Back in 1829 Thomas Carlyle wrote about his era and termed the phrase the
Mechanical Age. Here he was not just referring to the fact that there was
now a lot of machines in use but, more importantly, of how the machine had
become an important cultural symbol. In short his concern was that there had
become an excessive emphasis upon means against ends. He described this by
saying that men had grown mechanical in head and heart. That is people
actually started to think of themselves as machines.

As has been pointed out this essay was a precursor to the thinking of Marx
et al regarding alienation.

My interest and concern is that, living as we are in the Information Age,
what it is to be human is being reduced down to the domain of information. 
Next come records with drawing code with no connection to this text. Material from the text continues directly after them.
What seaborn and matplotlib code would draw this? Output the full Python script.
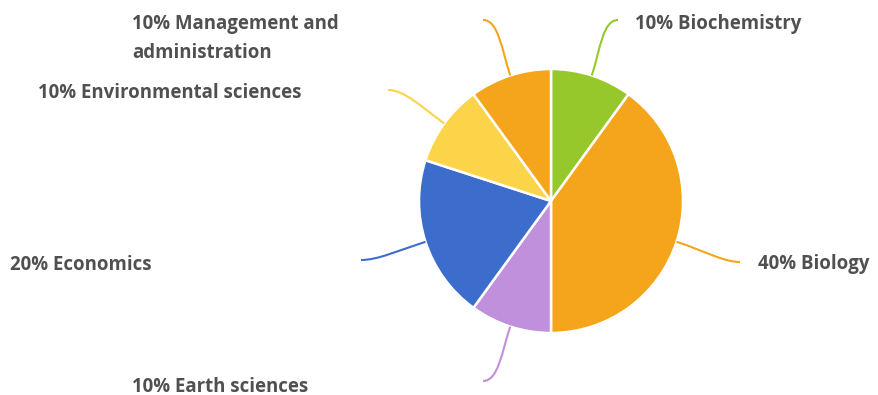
import numpy as np
import matplotlib
matplotlib.use("Agg")
import matplotlib.pyplot as plt
from matplotlib.path import Path
from matplotlib.patches import PathPatch
import seaborn as sns

sns.set_style("white")
plt.rcParams['font.family'] = ['Open Sans', 'DejaVu Sans']

# data
subjects = ["Biochemistry", "Biology", "Earth sciences", "Economics",
            "Environmental sciences", "Management and\nadministration"]
shares = [10, 40, 10, 20, 10, 10]
colors = ["#97c82b", "#f5a51b", "#c190dc", "#3d6dcc", "#fcd44a", "#f5a51b"]

W, H = 879, 395
fig = plt.figure(figsize=(W / 100, H / 100), dpi=100)
ax = fig.add_axes([0, 0, 1, 1])
ax.set_xlim(0, W)
ax.set_ylim(0, H)
ax.set_aspect("equal")
ax.axis("off")

cx, cy, r = 551, H - 201, 132
wedges, _ = ax.pie(shares, colors=colors, startangle=90, counterclock=False,
                   center=(cx, cy), radius=r,
                   wedgeprops=dict(edgecolor="white", linewidth=1.8))
ax.set_xlim(0, W)
ax.set_ylim(0, H)

# label layout (pixel positions, y from top)
line_ends = [(618, 20), (740, 262), (483, 381), (361, 260), (388, 90), (483, 20)]
text_pos = [(635, 23.5), (758, 264.5), (132, 386.5), (10, 264.5), (38, 92.5), (132, 39)]

for w, val, name, col, (ex, ey), (tx, ty) in zip(wedges, shares, subjects, colors,
                                                   line_ends, text_pos):
    ang = np.deg2rad((w.theta1 + w.theta2) / 2)
    dx, dy = np.cos(ang), np.sin(ang)
    sx, sy = cx + r * dx, cy + r * dy
    ey = H - ey
    d = np.hypot(ex - sx, ey - sy)
    c1 = (sx + dx * d * 0.45, sy + dy * d * 0.45)
    side = 1 if ex > sx else -1
    c2 = (ex - side * d * 0.25, ey)
    path = Path([(sx, sy), c1, c2, (ex, ey)],
                [Path.MOVETO, Path.CURVE4, Path.CURVE4, Path.CURVE4])
    ax.add_patch(PathPatch(path, facecolor="none", edgecolor=col, lw=1.5))
    ax.text(tx, H - ty, f"{val}% {name}", ha="left", va="center",
            fontsize=13.4, fontweight="bold", color="#505050", linespacing=1.6)

fig.savefig("out.png", dpi=100)
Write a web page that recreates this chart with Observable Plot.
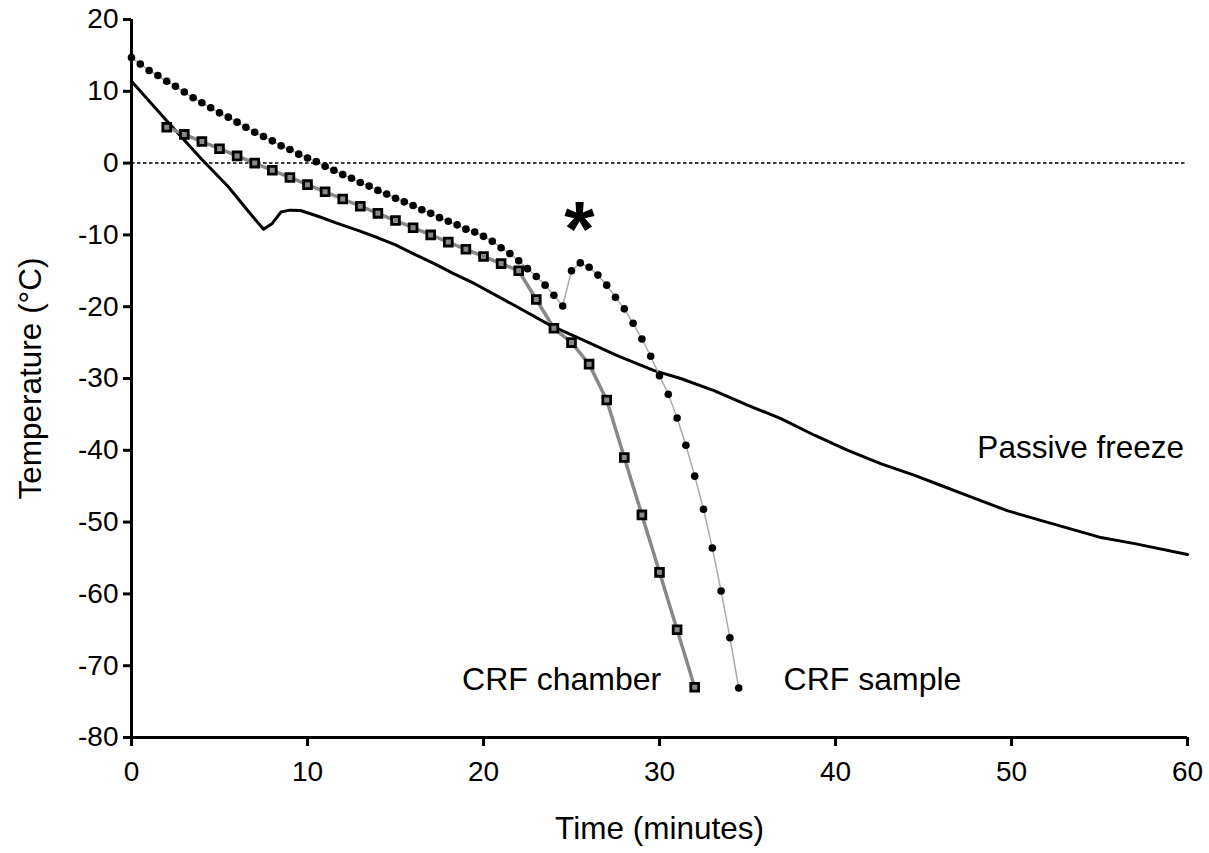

For example we can look at the Cyberneticist Norbert Weiner in his book *The
Human use of Human Beings*. Weiner's interest is in feedback control, how
the human being is reduced to being a part of a system with the same level
of importance as the machine.

For him the human is  "whirpools in a river of ever-flowing water. We are
not stuff that abides, but patterns that perpetuate themselves." In short we
are information. 

This type of thinking, an extension of the religious in some respects, has
engendered a whole new range of fantasy such as Artificial Intelligence and
Extropianism. It has changed the way we value ourselves our lives and
sensuality.

It is intersting that today the Turing test for judging artificial
intelligence is still taken seriously. The test involves merely the exchange
of information in regards to logic with absolutely no reference to the body.
What if this test were to use music  - the abstract emblem of sensuality
(Simmons)- instead? Can we envisage how a computer could understand this? 

Of course there are other concerns as well such as how these machines are
reducing us to information in other ways as in  marketing databases and
surveillance. Our value is reduced to our entries in various databases etc

So in short my worries are about perception. 

I'd like to write more but I'm a bit busy and I'm unable to "multi-task"!